The right software system should streamline client communications and ease the administrative burden,freeing up more time for what advisers do best

As part of the excellent Money Marketing Interactive event earlier this month I was asked to present a summary of the key technology efficient adviser firms will be using. The three most recent enhancements I identified – digital advice, screen sharing/online meeting services and a client portal capable of supporting the forthcoming pensions dashboards – are all subjects I regularly cover on these pages.

I also outlined what should be the core elements of the technology in an adviser business. Any firm not using all of the following are missing out on the opportunity to make considerable cost savings. They break down into two areas: client-facing services and internal administration.

All the client-facing services – factfind, needs analysis, goal planning, risk profiling and even elements of the portfolio rebalancing – should be available online as part of your client portal.

Many firms now ask the client to complete the initial factfind themselves before the review meeting so the discussion can directly focus on advice (which is, after all, what they are paying for). If the client also completes the risk profiling tool in advance, advisers can review to highlight inconsistencies and ensure they are fully discussed and the reasons documented during the meeting.

When it comes to back-office processes, technology should be taking much of the administrative burden from advice firms. Creating suitability reports is one area where technology has a powerful role to play. A well-structured system should enable you to flag all the key elements of the advice process and ensure no areas are accidentally overlooked.

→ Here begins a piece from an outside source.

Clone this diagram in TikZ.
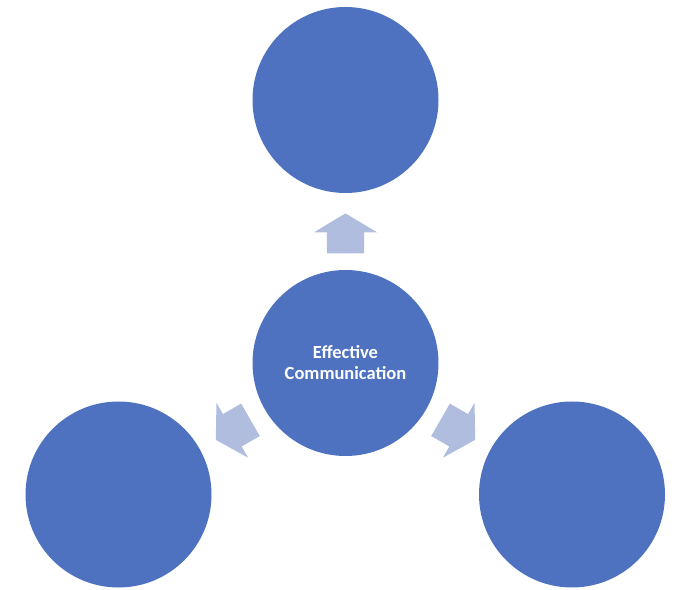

Regulatory reporting is another area where software should be taking the strain. The same is true of case checking; paper-based processes should be a thing of the past.

Last but not least, income reconciliation and accounts is where technology can deliver huge savings. Machines are far better placed to carry out the bulk of such activities, freeing staff to address exceptions.

Any good adviser software system should include all the above either as core components or add-ons, and staff should be easily able to use them. That said, I hear of far too many advisers only using a fraction of the functions provided by such systems. More often than not, this comes down to a lack of training. Although it might cost a few hundred pounds to undertake this, the investment will be paid back through greater efficiency many times over in just a few months.

Adviser systems might not yet be perfect, but they have come on leaps and bounds over the last few years. If you are not satisfied with the return you are getting on your software, ask your supplier to give you an assessment of how you can use it more effectively.

They do not charge you less for using just a part of the system, so it makes sense to make the most of everything on offer.

Changing systems will cost time and money, so always give an existing supplier every opportunity to help you get more from the software you already have. These days, the good suppliers will be able to demonstrate the return your investment in their systems is delivering.

That said, if you are still not happy after challenging the supplier, it is worth exploring the alternatives. The right system can reduce the time you have to spend on administrative burdens and streamline client interaction, which means freeing up more time to do what you do best: advising.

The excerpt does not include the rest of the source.